How To Speak Australian

So at my fancy new food job, when i'm not prepping for an event (such as the big weeklong event kicking off on Christmas Eve that has occupied all of my time) I sit in an office with a bunch of other people and work on recipe development. Most everyone in the office speaks English, so it's made me quite lazy with attempting to learn new Vietnamese words.  My boss grew up in Australia, and there's another Australian guy in the office, so the type of English everyone speaks is Australian-ish. In trying to adapt, I've had to make some changes to my food vocabulary.

Cilantro = Coriander

I know from watching Nigella Bites episodes years ago when it first aired on the now-defunct Style Network that the British use the term "coriander" to describe what in the US we have always called "cilantro" - except in French it's coriandre and in Spanish it's cilantro, so mass confusion all around.  I've had to frequently catch myself in conversations with my Vietnamese Sous Chef on this project when I notice the blank look on his face as I begin to utter "cilantro".  This one is an easy change, though, and it's already infiltrated my vocabulary quite nicely.

Eggplant = Aubergine

Aubergine is the French word for eggplant, so this one is been a no-brainer for me to assimilate into my vocabulary.  Same goes for:

Zucchini = Courgette

Same word in French. Easy peasy. I've got this. Right?

Not so easy:

Squash Blossoms = Pumpkin Flower

Earlier this week while reviewing a potential menu item with my boss and talking about sautéed squash blossoms, I looked up from my notes and saw the look of horror on his face. "Squash blossoms? You eat those?", he said, incredulously. Which in turn caught me off guard. He's probably one of the best known chefs in Vietnam and he's never heard of of squash blossoms?

"Well, yeah everyone in the US eats those," I responded. "In Italy they stuff them with cheese and fry them".

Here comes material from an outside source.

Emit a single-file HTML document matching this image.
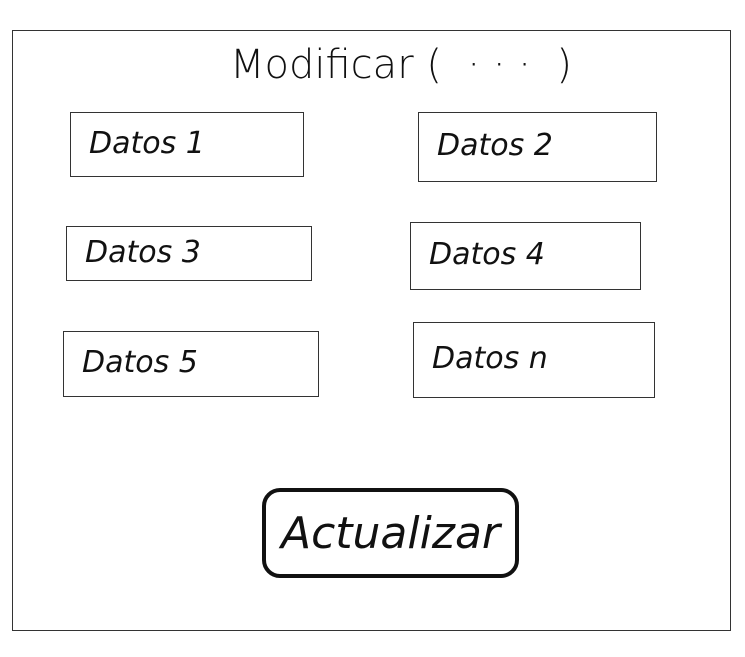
<!DOCTYPE html>
<html>
<head>
<meta charset="utf-8">
<style>
  html,body{margin:0;padding:0;background:#fff;}
  body{width:745px;height:657px;position:relative;overflow:hidden;
       font-family:"Liberation Sans","DejaVu Sans",sans-serif;color:#111;}
  .frame{position:absolute;left:12px;top:30px;width:719px;height:601px;border:1.5px solid #333;box-sizing:border-box;}
  .title{position:absolute;left:230px;top:42px;width:330px;font-size:40px;font-weight:300;
         letter-spacing:0px;white-space:nowrap;font-family:"DejaVu Sans","Liberation Sans",sans-serif;font-weight:200;}
  .field{position:absolute;border:1.5px solid #333;box-sizing:border-box;}
  .field span{position:absolute;left:18px;top:50%;transform:translateY(-55%);font-size:30px;
              font-family:"DejaVu Sans","Liberation Sans",sans-serif;font-weight:200;white-space:nowrap;font-style:italic;}
  .btn{position:absolute;left:262px;top:488px;width:257px;height:90px;border:4px solid #111;border-radius:18px;box-sizing:border-box;
       display:flex;align-items:center;justify-content:center;font-size:44px;font-style:italic;
       font-family:"DejaVu Sans","Liberation Sans",sans-serif;font-weight:200;}
</style>
</head>
<body>
<div class="frame"></div>
<div class="title">Modificar ( &nbsp;· · · &nbsp;)</div>

<div class="field" style="left:70px;top:112px;width:234px;height:65px;"><span>Datos 1</span></div>
<div class="field" style="left:418px;top:112px;width:239px;height:70px;"><span>Datos 2</span></div>
<div class="field" style="left:66px;top:226px;width:246px;height:55px;"><span>Datos 3</span></div>
<div class="field" style="left:410px;top:222px;width:231px;height:68px;"><span>Datos 4</span></div>
<div class="field" style="left:63px;top:331px;width:256px;height:66px;"><span>Datos 5</span></div>
<div class="field" style="left:413px;top:322px;width:242px;height:76px;"><span>Datos n</span></div>

<div class="btn">Actualizar</div>
</body>
</html>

As I'm talking, he's googling images and his expression clears up.

"Ah! pumpkin flower! Okay I get it".

"Pumpkin flower?", I blurt out.  "That's what you call them?"

"Well yes.  'Squash blossoms' sounds disgusting".

"Right. I'm never going to get this".

Bell Pepper = Capsicum

Capsicum is the latin word for pepper. Another term they use freely at my work kitchen is sweet pepper. The problem I have is that this one is a tongue twister for me. Capsicum capsicum capsicum.  Lorem ipsum. Try saying that three times fast.

The Metric System versus American Bullshit

Ah, my old friend the Metric System. I learned this while growing up in France. This is the only system that makes complete sense.  Everything is easy to figure out. For example: 1000 grams equals 1 kilo,  and 1000 milliliters equals 1 liter.  So why on earth hasn't the good ol' US of A embraced this extremely easy to understand system? Let's get rid of the US Customary System already.  It's fucking ridiculous.

borrowed from Wikipedia. LET'S GET WITH THE PROGRAM ALREADY.

Also ridiculous is me spending eleventy hours a day pulling my hair out while trying to convert my recipes from ounces, cups, and pounds to grams, kilos, and liters.  Except I need to start spelling it litre if I want to go with the flow here.


Let's start with the word risotto.  In the US we say Riz Oh Toe.  Except for me, that is.  Ever since I watched Gordon Ramsey bawl out a contestant on the first season of Hell's Kitchen, I've marched around the house barking out Riz Aw Toe, much like I used to with the word ¡BOCACALLE! . "Why did you put fish stock in the fucking rizawtoe?", bellowed out a red-faced Gordon Ramsey to some kid who looked like he wanted to just turn and run away. Ah, Chef Ramsey. Never change.

Shah-Let versus Shuh-Lotte

Also, thanks to Chef Ramsey, I've pronounced the word "shallot" as Shuh Lotte for many years now. I did it at first because I thought it was funny, and then it infiltrated my vocabulary without me paying any attention.  People at my various food jobs in the US used to make so much fun of me, but hey look at me now! I got this one.

But I tell you, one word that I will never change in my pronunciation is tomato. To me, it will always be Tuh May Toe.  I cannot and will never pronounce it Toe Mah Toe.  I have no idea why, and no idea how to explain it, but this one goes against every fiber in my being.  I just can't do it.

And now, all this food talk has made me hungry, plus there's no milk in the house so I must go out into the wilds of the streets of Saigon and properly feed and caffeinate myself.  Be well, people.